* begin PROVIDED DATA *

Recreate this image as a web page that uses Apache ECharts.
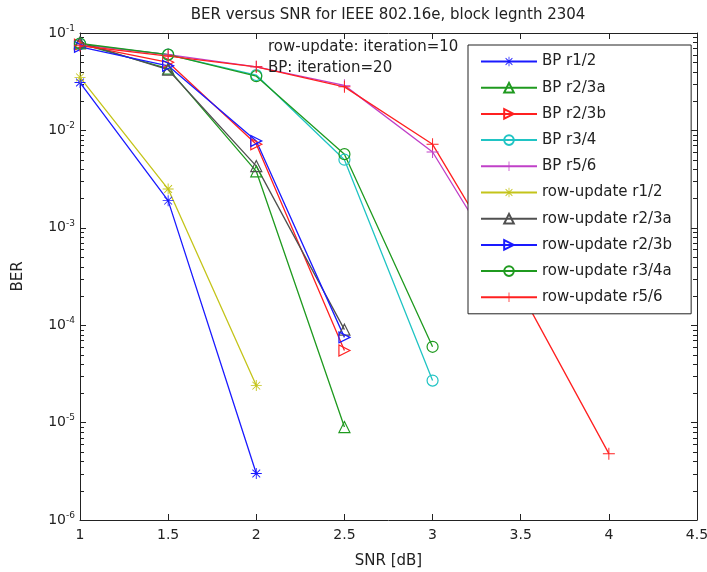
<!DOCTYPE html>
<html>
<head>
<meta charset="utf-8">
<script src="https://cdn.jsdelivr.net/npm/echarts@6/dist/echarts.min.js"></script>
<style>
  html, body { margin: 0; padding: 0; background: #fff; }
  #chart { width: 707px; height: 572px; }
</style>
</head>
<body>
<div id="chart"></div>
<script>
// SNR points (dB)
const snr3 = [1, 1.5, 2]
const snr4 = [1, 1.5, 2, 2.5]
const snr5 = [1, 1.5, 2, 2.5, 3]
const snr6 = [1, 1.5, 2, 2.5, 3, 3.5]
const snr7 = [1, 1.5, 2, 2.5, 3, 3.5, 4]

// BER values
const berBP12 = [0.031, 0.0019, 3.0e-6]
const berBP23a = [0.078, 0.043, 0.0038, 9.0e-6]
const berBP23b = [0.076, 0.05, 0.0072, 5.5e-5]
const berBP34 = [0.077, 0.06, 0.037, 0.005, 2.7e-5]
const berBP56 = [0.076, 0.06, 0.045, 0.029, 0.006, 2.0e-4]
const berRU12 = [0.035, 0.0025, 2.4e-5]
const berRU23a = [0.08, 0.042, 0.0043, 9.0e-5]
const berRU23b = [0.072, 0.046, 0.0078, 7.5e-5]
const berRU34a = [0.078, 0.06, 0.036, 0.0057, 6.0e-5]
const berRU56 = [0.074, 0.058, 0.045, 0.028, 0.0072, 2.2e-4, 4.8e-6]

const names = ['BP r1/2', 'BP r2/3a', 'BP r2/3b', 'BP r3/4', 'BP r5/6',
  'row-update r1/2', 'row-update r2/3a', 'row-update r2/3b', 'row-update r3/4a', 'row-update r5/6']

// minor tick positions on the log axis (2..9 in each decade)
const minorTicks = [
  2e-6, 3e-6, 4e-6, 5e-6, 6e-6, 7e-6, 8e-6, 9e-6,
  2e-5, 3e-5, 4e-5, 5e-5, 6e-5, 7e-5, 8e-5, 9e-5,
  2e-4, 3e-4, 4e-4, 5e-4, 6e-4, 7e-4, 8e-4, 9e-4,
  2e-3, 3e-3, 4e-3, 5e-3, 6e-3, 7e-3, 8e-3, 9e-3,
  2e-2, 3e-2, 4e-2, 5e-2, 6e-2, 7e-2, 8e-2, 9e-2
]

const STAR = 'path://M9.2,0h1.6v20h-1.6zM0,9.2h20v1.6h-20zM3.5,2.4L17.6,16.5L16.5,17.6L2.4,3.5zM16.5,2.4L17.6,3.5L3.5,17.6L2.4,16.5z'
const PLUS = 'path://M9.2,0h1.6v20h-1.6zM0,9.2h20v1.6h-20z'

const FONT = 'DejaVu Sans'

function pts(xs, ys) {
  return xs.map((x, i) => [x, ys[i]])
}

function mk(name, data, color, symbol, size, rotate) {
  let hollow = symbol == 'triangle' || symbol == 'circle'
  return {
    name: name,
    type: 'line',
    data: data,
    symbol: symbol,
    symbolSize: size,
    symbolRotate: rotate || 0,
    showSymbol: true,
    lineStyle: { color: color, width: 1.3 },
    itemStyle: hollow
      ? { color: 'rgba(255,255,255,0)', borderColor: color, borderWidth: 1.2 }
      : { color: color, borderWidth: 0 },
    emphasis: { disabled: true },
    animation: false
  }
}

const chart = echarts.init(document.getElementById('chart'), null, { renderer: 'canvas' })

const axisLine = { show: true, lineStyle: { color: '#222', width: 1 } }

const option = {
  backgroundColor: '#fff',
  animation: false,
  grid: { left: 80, right: 10, top: 33, bottom: 52, outerBoundsMode: 'none' },
  graphic: [
    { type: 'text', x: 388, y: 15, style: { text: 'BER versus SNR for IEEE 802.16e, block legnth 2304', font: '15px "DejaVu Sans"', fill: '#222', textAlign: 'center', textVerticalAlign: 'middle' } },
    { type: 'text', x: 268, y: 47, z: 10, style: { text: 'row-update: iteration=10', font: '15px "DejaVu Sans"', fill: '#222', textVerticalAlign: 'middle' } },
    { type: 'text', x: 268, y: 68, z: 10, style: { text: 'BP: iteration=20', font: '15px "DejaVu Sans"', fill: '#222', textVerticalAlign: 'middle' } }
  ],
  legend: {
    data: names,
    orient: 'vertical',
    left: 468,
    top: 45,
    itemWidth: 56,
    itemHeight: 12,
    itemGap: 11.2,
    padding: [9, 19, 9, 12],
    backgroundColor: '#fff',
    borderColor: '#222',
    borderWidth: 1,
    textStyle: { fontFamily: FONT, fontSize: 15, color: '#222' },
    z: 20
  },
  xAxis: [{
    type: 'value', min: 1, max: 4.5, interval: 0.5,
    name: 'SNR [dB]', nameLocation: 'middle', nameGap: 34,
    nameTextStyle: { fontFamily: FONT, fontSize: 15, color: '#222' },
    axisLine: axisLine,
    axisTick: { inside: true, length: 6, lineStyle: { color: '#222' } },
    axisLabel: { fontFamily: FONT, fontSize: 14, color: '#222', margin: 8 },
    splitLine: { show: false }
  }, {
    type: 'value', min: 1, max: 4.5, interval: 0.5, position: 'top',
    axisLine: axisLine,
    axisTick: { inside: true, length: 6, lineStyle: { color: '#222' } },
    axisLabel: { show: false },
    splitLine: { show: false }
  }],
  yAxis: [{
    type: 'log', logBase: 10, min: 1e-6, max: 1e-1,
    name: 'BER', nameLocation: 'middle', nameGap: 54,
    nameTextStyle: { fontFamily: FONT, fontSize: 15, color: '#222' },
    axisLine: axisLine,
    axisTick: { inside: true, length: 6, lineStyle: { color: '#222' } },
    axisLabel: {
      margin: 5,
      formatter: v => '{b|10}{s|' + Math.round(Math.log10(v)) + '}',
      rich: {
        b: { fontFamily: FONT, fontSize: 14, color: '#222' },
        s: { fontFamily: FONT, fontSize: 9, color: '#222', verticalAlign: 'top', padding: [0, 0, 9, 0] }
      }
    },
    splitLine: { show: false }
  }, {
    type: 'log', logBase: 10, min: 1e-6, max: 1e-1, position: 'right',
    axisLine: axisLine,
    axisTick: { inside: true, length: 6, lineStyle: { color: '#222' } },
    axisLabel: { show: false },
    splitLine: { show: false }
  }],
  series: [
    mk('BP r1/2', pts(snr3, berBP12), '#1a1aff', STAR, 11),
    mk('BP r2/3a', pts(snr4, berBP23a), '#1f9a1f', 'triangle', 11),
    mk('BP r2/3b', pts(snr4, berBP23b), '#ff2020', 'triangle', 11, -90),
    mk('BP r3/4', pts(snr5, berBP34), '#20c4c4', 'circle', 11),
    mk('BP r5/6', pts(snr6, berBP56), '#c040c8', PLUS, 12),
    mk('row-update r1/2', pts(snr3, berRU12), '#c4c41a', STAR, 11),
    mk('row-update r2/3a', pts(snr4, berRU23a), '#505050', 'triangle', 11),
    mk('row-update r2/3b', pts(snr4, berRU23b), '#1a1aff', 'triangle', 11, -90),
    mk('row-update r3/4a', pts(snr5, berRU34a), '#1f9a1f', 'circle', 11),
    mk('row-update r5/6', pts(snr7, berRU56), '#ff2020', PLUS, 12),
    {
      type: 'custom',
      name: 'minorTicks',
      silent: true,
      data: minorTicks.map(v => [1, v]),
      renderItem: function (params, api) {
        let y = Math.round(api.coord([1, api.value(1)])[1]) + 0.5
        let cs = params.coordSys
        return {
          type: 'group',
          children: [
            { type: 'line', shape: { x1: cs.x, y1: y, x2: cs.x + 4, y2: y }, style: { stroke: '#222', lineWidth: 1 } },
            { type: 'line', shape: { x1: cs.x + cs.width - 4, y1: y, x2: cs.x + cs.width, y2: y }, style: { stroke: '#222', lineWidth: 1 } }
          ]
        }
      }
    }
  ]
}

chart.setOption(option)
</script>
</body>
</html>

* end PROVIDED DATA *

• WRITTEN INSTRUCTION:
Please quote the lines of the material, beginning with the first and ending with the one that contains "const snr7 = [1, 1.5, 2, 2.5, 3, 3.5, 4]", exactly as written and without any pictures.

• RESPONSE FOR THIS EXERCISE:
Recreate this image as a web page that uses Apache ECharts.
<!DOCTYPE html>
<html>
<head>
<meta charset="utf-8">
<script src="https://cdn.jsdelivr.net/npm/echarts@6/dist/echarts.min.js"></script>
<style>
  html, body { margin: 0; padding: 0; background: #fff; }
  #chart { width: 707px; height: 572px; }
</style>
</head>
<body>
<div id="chart"></div>
<script>
// SNR points (dB)
const snr3 = [1, 1.5, 2]
const snr4 = [1, 1.5, 2, 2.5]
const snr5 = [1, 1.5, 2, 2.5, 3]
const snr6 = [1, 1.5, 2, 2.5, 3, 3.5]
const snr7 = [1, 1.5, 2, 2.5, 3, 3.5, 4]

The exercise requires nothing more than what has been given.